A little, shall we say, rough play with with another band on the Big Day Out bill at the National Bowl was to blame, when Nick was still a fully paid up member of Queens of the Stone Age.
It’s that long ago .
But having a S.W.A.T team bust down your door after a prolonged stand-off and domestic incident?
That’s up there with some of the best of them – and so was the threatened 15 year jail term he reportedly faced more recently.
“A lot of that stuff gets blown out of proportion, which makes for a cooler story to read – it’s not that interesting to read ‘there was a mix up’.
“But if it was something more I am sure I’d be in jail right now,” Nick tells me.
“I feel like it got way blown out in the press and my image or reputation let them feed off of that and make me more of a monster or whatever.
“But it’s cool, I probably got more press out of that than I’d gotten in years, so it’s like ‘run with it…’ I’m in the press again, cool!” he laughs.

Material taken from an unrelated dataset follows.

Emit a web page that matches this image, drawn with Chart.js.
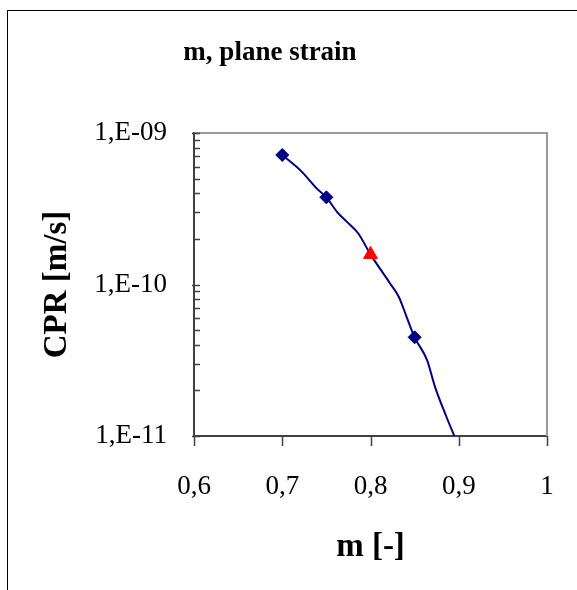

“It’s over now and everything is going smoothly…”
And when we speak with him, so it seems to be – a European tour with his primary musical interest Mondo Generator, and some solo Death Acoustic shows have been well received.
Perhaps no-one was as stoked
to see the bassist back at his
best, though, than he was to be on the stage: At the end of June, on the way back from a heavy studio session, shattered, he fell asleep at the wheel of his car, which looked none too pretty afterwards.
The stage story of how ‘most people get knocked out in a car wreck, but it woke me up!’ gave audiences on that recent acoustic tour a laugh on a nightly basis, but really, Oliveri is lucky to have walked away.
“It was pretty bad. I’m lucky to be alive,” he admits.
And there is no crazy story of excess to insert: “I was just super tired and fell asleep.
“I wasn’t partying or anything like that.
“Still being alive was a great thing,” he laughs softly.
It must have made you take stock of things?
“It was an eye-opener on many levels – I don’t want to live my life at home in a bickering state or live with somebody to fight all the time…I try enjoying life and do what I want to do –just have some fun.”
The solo album Nick was working on at the time is almost complete: “Instead of doing an acoustic record I did an electric solo where I played everything on it, drums and all…I went for it and it turned out really good.
“I am really happy with it.
“I just need to do my vocals and mix it and maybe I’ll package it with a Hell Comes To Your Heart vinyl...it could be a good thing to put out and have a resurgence of that record.”
The aforementioned Hell Comes To Your Heart opus was Nick’s 2012 long-overdue, terrific return to form.
But for an album that deserved to drop with a blast, this one tip-toed into the room…and few people caught wind of it.
“I didn’t have any label, I pressed the discs up myself just to get them out there and it didn’t help me ... I am going to do it better next time with label support.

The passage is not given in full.